RECORDED DATA:
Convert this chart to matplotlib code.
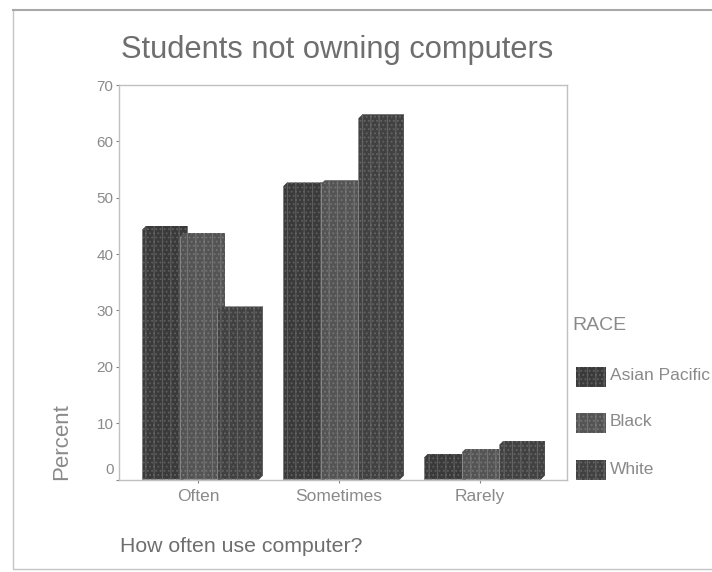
"""Grouped bar chart of computer use among students without a computer."""

import matplotlib

matplotlib.use("Agg")
import matplotlib.pyplot as plt
import numpy as np
from matplotlib.patches import Polygon, Rectangle
from matplotlib.transforms import ScaledTranslation

categories = ["Often", "Sometimes", "Rarely"]
races = ["Asian Pacific", "Black", "White"]
asian_pacific = [45.0, 52.7, 4.6]
black = [43.8, 53.1, 5.5]
white = [30.7, 64.8, 6.9]
y_ticks = [0, 10, 20, 30, 40, 50, 60, 70]

TEXT = "#8a8a8a"
AXIS = "#c0c0c0"
FILLS = ["#3a3a3a", "#545454", "#414141"]
GRAIN = ["#5e5e5e", "#747474", "#646464"]

plt.rcParams["font.family"] = ["Liberation Sans", "DejaVu Sans"]
plt.rcParams["hatch.linewidth"] = 0.8

W, H = 712, 572
fig = plt.figure(figsize=(W / 100, H / 100), dpi=100)
ax = fig.add_axes([119 / W, 1 - 479.5 / H, 448 / W, 394.5 / H])
ax.set_xlim(-0.56, 2.617)
ax.set_ylim(0, 70)

px_x = 1 / 141  # data units per pixel along x
px_y = 70 / 394.5  # and along y
bar_w = 45.5 * px_x
step = 37.7 * px_x
cut = 4

for i, values in enumerate([asian_pacific, black, white]):
    xs = np.arange(len(categories)) + (i - 1) * step + 4.5 * px_x
    bars = ax.bar(
        xs, values, bar_w, color=FILLS[i], edgecolor=GRAIN[i],
        linewidth=0, hatch="||....", zorder=2 + i,
    )
    for b in bars:
        x0, y0, w, h = b.get_x(), b.get_y(), b.get_width(), b.get_height()
        dx, dy = cut * px_x, cut * px_y
        # Bevelled top-left and bottom-right corners
        outline = Polygon(
            [(x0, y0), (x0 + w - dx, y0), (x0 + w, y0 + dy), (x0 + w, y0 + h),
             (x0 + dx, y0 + h), (x0, y0 + h - dy)],
            transform=ax.transData,
        )
        b.set_clip_path(outline)
        ax.plot([x0, x0], [0, h - dy], color="#8c8c8c", lw=0.6, zorder=2 + i)

for side in ax.spines.values():
    side.set_color(AXIS)
    side.set_linewidth(1.0)

ax.set_yticks(y_ticks)
ax.set_xticks(range(len(categories)), categories)
ax.tick_params(axis="both", length=2, width=0.8, color="#808080", labelcolor=TEXT)
ax.tick_params(axis="x", pad=5, labelsize=12.5)
ax.tick_params(axis="y", pad=2, labelsize=11)
# The zero label sits above its tick
zero = ax.get_yticklabels()[0]
zero.set_transform(zero.get_transform() + ScaledTranslation(0, 11 / 100, fig.dpi_scale_trans))

fig.text(121 / W, 1 - 50 / H, "Students not owning computers", fontsize=22.2,
         color="#6e6e6e", va="center", ha="left")
fig.text(62 / W, 1 - 480 / H, "Percent", rotation=90, fontsize=16,
         color=TEXT, va="bottom", ha="center")
fig.text(120 / W, 1 - 546 / H, "How often use computer?", fontsize=15.3,
         color="#6e6e6e", va="center", ha="left")

# Legend
fig.text(572 / W, 1 - 326 / H, "RACE", fontsize=14, color=TEXT, va="center", ha="left")
for i, (race, top) in enumerate(zip(races, [367, 413, 460])):
    fig.add_artist(Rectangle(
        (576 / W, 1 - (top + 20) / H), 30 / W, 20 / H, transform=fig.transFigure,
        facecolor=FILLS[i], edgecolor=GRAIN[i], linewidth=0, hatch="||....",
    ))
    fig.text(610 / W, 1 - (top + 9) / H, race, fontsize=12.5, color=TEXT,
             va="center", ha="left")

# Page frame, open on the right
frame = dict(transform=fig.transFigure, color="#c4c4c4", lw=1.0)
fig.add_artist(plt.Line2D([13 / W, 13 / W, 712 / W], [1 - 10 / H, 1 - 569 / H, 1 - 569 / H], **frame))
fig.add_artist(plt.Line2D([13 / W, 712 / W], [1 - 10 / H, 1 - 10 / H],
                          transform=fig.transFigure, color="#a8a8a8", lw=1.5))

fig.savefig("out.png", dpi=100)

AIM:
Every line should be retyped exactly, with the pictures omitted.

REPLY TO THE TASK:
Convert this chart to matplotlib code.
"""Grouped bar chart of computer use among students without a computer."""

import matplotlib

matplotlib.use("Agg")
import matplotlib.pyplot as plt
import numpy as np
from matplotlib.patches import Polygon, Rectangle
from matplotlib.transforms import ScaledTranslation

categories = ["Often", "Sometimes", "Rarely"]
races = ["Asian Pacific", "Black", "White"]
asian_pacific = [45.0, 52.7, 4.6]
black = [43.8, 53.1, 5.5]
white = [30.7, 64.8, 6.9]
y_ticks = [0, 10, 20, 30, 40, 50, 60, 70]

TEXT = "#8a8a8a"
AXIS = "#c0c0c0"
FILLS = ["#3a3a3a", "#545454", "#414141"]
GRAIN = ["#5e5e5e", "#747474", "#646464"]

plt.rcParams["font.family"] = ["Liberation Sans", "DejaVu Sans"]
plt.rcParams["hatch.linewidth"] = 0.8

W, H = 712, 572
fig = plt.figure(figsize=(W / 100, H / 100), dpi=100)
ax = fig.add_axes([119 / W, 1 - 479.5 / H, 448 / W, 394.5 / H])
ax.set_xlim(-0.56, 2.617)
ax.set_ylim(0, 70)

px_x = 1 / 141  # data units per pixel along x
px_y = 70 / 394.5  # and along y
bar_w = 45.5 * px_x
step = 37.7 * px_x
cut = 4

for i, values in enumerate([asian_pacific, black, white]):
    xs = np.arange(len(categories)) + (i - 1) * step + 4.5 * px_x
    bars = ax.bar(
        xs, values, bar_w, color=FILLS[i], edgecolor=GRAIN[i],
        linewidth=0, hatch="||....", zorder=2 + i,
    )
    for b in bars:
        x0, y0, w, h = b.get_x(), b.get_y(), b.get_width(), b.get_height()
        dx, dy = cut * px_x, cut * px_y
        # Bevelled top-left and bottom-right corners
        outline = Polygon(
            [(x0, y0), (x0 + w - dx, y0), (x0 + w, y0 + dy), (x0 + w, y0 + h),
             (x0 + dx, y0 + h), (x0, y0 + h - dy)],
            transform=ax.transData,
        )
        b.set_clip_path(outline)
        ax.plot([x0, x0], [0, h - dy], color="#8c8c8c", lw=0.6, zorder=2 + i)

for side in ax.spines.values():
    side.set_color(AXIS)
    side.set_linewidth(1.0)

ax.set_yticks(y_ticks)
ax.set_xticks(range(len(categories)), categories)
ax.tick_params(axis="both", length=2, width=0.8, color="#808080", labelcolor=TEXT)
ax.tick_params(axis="x", pad=5, labelsize=12.5)
ax.tick_params(axis="y", pad=2, labelsize=11)
# The zero label sits above its tick
zero = ax.get_yticklabels()[0]
zero.set_transform(zero.get_transform() + ScaledTranslation(0, 11 / 100, fig.dpi_scale_trans))

fig.text(121 / W, 1 - 50 / H, "Students not owning computers", fontsize=22.2,
         color="#6e6e6e", va="center", ha="left")
fig.text(62 / W, 1 - 480 / H, "Percent", rotation=90, fontsize=16,
         color=TEXT, va="bottom", ha="center")
fig.text(120 / W, 1 - 546 / H, "How often use computer?", fontsize=15.3,
         color="#6e6e6e", va="center", ha="left")

# Legend
fig.text(572 / W, 1 - 326 / H, "RACE", fontsize=14, color=TEXT, va="center", ha="left")
for i, (race, top) in enumerate(zip(races, [367, 413, 460])):
    fig.add_artist(Rectangle(
        (576 / W, 1 - (top + 20) / H), 30 / W, 20 / H, transform=fig.transFigure,
        facecolor=FILLS[i], edgecolor=GRAIN[i], linewidth=0, hatch="||....",
    ))
    fig.text(610 / W, 1 - (top + 9) / H, race, fontsize=12.5, color=TEXT,
             va="center", ha="left")

# Page frame, open on the right
frame = dict(transform=fig.transFigure, color="#c4c4c4", lw=1.0)
fig.add_artist(plt.Line2D([13 / W, 13 / W, 712 / W], [1 - 10 / H, 1 - 569 / H, 1 - 569 / H], **frame))
fig.add_artist(plt.Line2D([13 / W, 712 / W], [1 - 10 / H, 1 - 10 / H],
                          transform=fig.transFigure, color="#a8a8a8", lw=1.5))

fig.savefig("out.png", dpi=100)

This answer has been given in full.